The SEC wants to make sure mutual funds and ETFs are liquid for investors. This isn’t going to be as simple as it sounds.

The SEC has proposed rules to insure liquidity at mutual funds and exchange traded funds (ETFs). This all sounds good, but making it work will be another matter. The press release, dated September 22nd is entitled “SEC Proposes Liquidity Management Rules For Mutual Funds And ETFs”. There will be a comment period that begins after the proposed rules (22e-4) are published in the Federal Register.

Broadly speaking, the SEC wants:

“…A fund’s liquidity risk management program would be required to contain multiple elements, including: classification of the liquidity of fund portfolio assets based on the amount of time an asset would be able to be converted to cash without a market impact; assessment, periodic review and management of a fund’s liquidity risk; establishment of a fund’s three-day liquid asset minimum; and board approval and review. In addition, the proposal would codify the 15 percent limit on illiquid assets included in current Commission guidelines…”

Liquidity, according to the press release, is defined as “…the risk that a fund could not meet redemption requests that are expected under normal conditions or under stressed conditions, without materially affecting the fund’s net asset value (NAV) per share…”

From the press release, “…The classification would be based on the number of days in which the fund’s position would be convertible to cash at a price that does not materially affect the value of that asset immediately prior to sale.  Proposed rule 22e-4 would include factors that a fund would be required to take into account when classifying the liquidity of each portfolio position…” They will divide assets into buckets based on how long it will take to convert it into cash (1 day, 2-3, 4-7, 8-15, 16-30, 30 days plus).

We think back to the memo written by Oaktree’s Howard Marks to their clients  simply called “Liquidity”, We wrote about this in our April 7, 2015 post “ETF liquidity: will it be illusory in volatile markets?” and said:

“…Marks writes that an asset might be liquid if you want to buy when everyone is selling, but if you are the seller you might have a different point of view. The answer to the question “is there liquidity” has different answers depending on the state of the market and what you are trying to do. If a market looks liquid now, will it stay that way? Often investors make decisions based on the liquidity at that moment in time, extrapolating it out to an anticipated holding period. Liquidity can tempt investors to mimic traders, thinking only in the short term.
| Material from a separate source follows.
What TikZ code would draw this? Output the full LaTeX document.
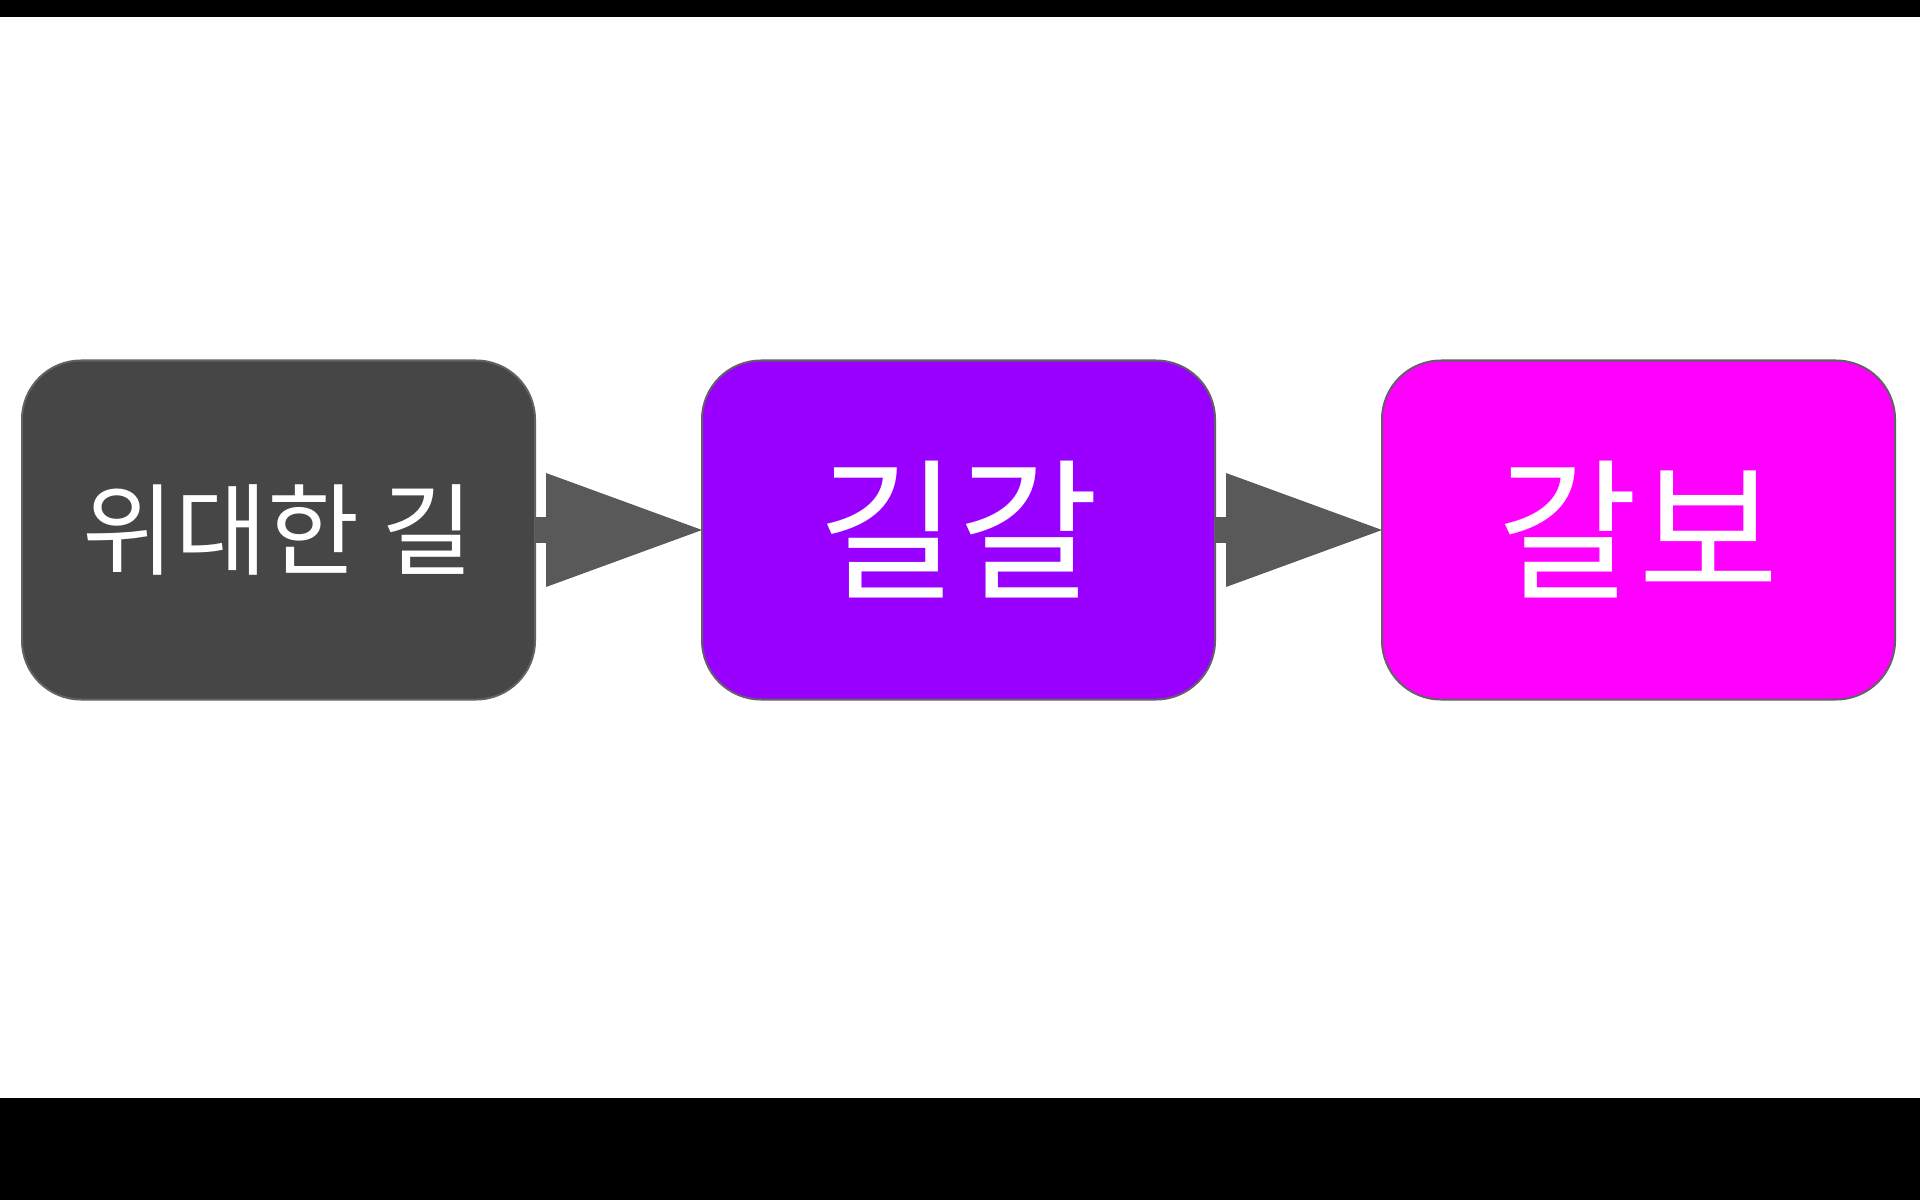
\documentclass[tikz,border=0pt]{standalone}
\usepackage{fontspec}
\usepackage{xcolor}
\usepackage{tikz}
\usetikzlibrary{arrows.meta, positioning}
\newfontfamily\krfont{Noto Sans CJK KR}
\definecolor{startcolor}{RGB}{70, 70, 70}
\definecolor{gilgalcolor}{RGB}{153, 0, 255}
\definecolor{galbocolor}{RGB}{255, 0, 255}
\definecolor{edgecolor}{RGB}{100, 96, 104}
\definecolor{arrowcolor}{RGB}{89, 89, 89}

\begin{document}
\begin{tikzpicture}[
    stepbox/.style={draw=edgecolor, line width=0.02cm, rounded corners=0.59cm, minimum width=5.13cm, minimum height=3.39cm, inner sep=0pt, outer sep=0pt, text=white, font=\krfont\fontsize{43.5pt}{50pt}\selectfont},
    flow/.style={arrowcolor, line width=0.26cm, -{Triangle[length=1.56cm, width=1.14cm, line width=0pt]}}
]
    % Page frame
    \useasboundingbox (0, 0) rectangle (19.2, 12);
    \fill[white] (0, 0) rectangle (19.2, 12);
    \fill[black] (0, 11.83) rectangle (19.2, 12);
    \fill[black] (0, 0) rectangle (19.2, 1.02);

    % Boxes
    \node[stepbox, fill=startcolor, font=\krfont\fontsize{28.5pt}{34pt}\selectfont] (weidae) at (2.785, 6.70) {위대한 길};
    \node[stepbox, fill=gilgalcolor, right=1.67cm of weidae] (gilgal) {길갈};
    \node[stepbox, fill=galbocolor, right=1.67cm of gilgal] (galbo) {갈보};

    % Arrows
    \draw[flow] (weidae.east) -- (gilgal.west);
    \draw[flow] (gilgal.east) -- (galbo.west);

\end{tikzpicture}
\end{document}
Nasty surprises can follow…”

So if liquidity is a function of the market at the time and if you are buying or selling, we wonder how funds can characterize each position’s liquidity using a metric of how many days it will take to sell without moving the price? Will they look at historical market volumes? Will it differentiate liquidity in a rising  versus falling market? They will benchmark off of stressed markets (think: August 24, 2015 or October 15, 2014) and using that worse-case scenario we wonder if anything will look liquid?

We suspect that the optics of reporting these numbers — whether accurate or not — may shift funds to what they suspect are more stable investments.

The SEC referred to a white paper “Liquidity and Flows of U.S. Mutual Funds” where they observed that the average fund typically sell liquid assets when faced with large redemptions rather than a strip of the entire fund. This is no surprise — investors needing to raise cash will sell what they can. But it leaves the remaining investors stuck with the illiquid stuff. To deal with this, the SEC is proposing “swing pricing”. Funds would be allowed, but not required, to adopt this mechanism. ETFs and money markets funds won’t be included in swing pricing.

“…Swing pricing is the process of reflecting in a fund’s NAV the costs associated with shareholders’ trading activity in order to pass those costs on to the purchasing and redeeming shareholders.  It is designed to protect existing shareholders from dilution associated with shareholder purchases and redemptions and would be another tool to help funds manage liquidity risks…”

and

“…A fund that chooses to use swing pricing would reflect in its NAV a specified amount, the swing factor, once the level of net purchases into or net redemptions from the fund exceeds a specified percentage of the fund’s NAV known as the swing threshold.  The proposed amendments include factors that funds would be required to consider to determine the swing threshold and swing factor, and to annually review the swing threshold.  The fund’s board, including the independent directors, would be required to approve the fund’s swing pricing policies and procedures…”

So if swing pricing had kicked in, would any seller/buyer of the fund end up with a lower/higher price (than the market) on what they transacted? Won’t it add to volatility as investors try to jump ahead of the swing price triggering? We think back to the NY Fed’s Liberty Street Economics August 18, 2014 post “Gates, Fees, and Preemptive Runs” where they suggested that preemptive runs might occur when funds are subject to gates or charge redemption fees. Their beef was with the SEC and potential rules impacting money market funds. We wrote about it in a August 27, 2014 post “The Fed’s Liberty Street Economics gets it right on gating and fees to prevent runs: they don’t work”.

Swing pricing also sounds like a second set of prices that reflect the impact of illiquidity. Letting that genie out of its bottle could impact markets well beyond those the SEC are targeting.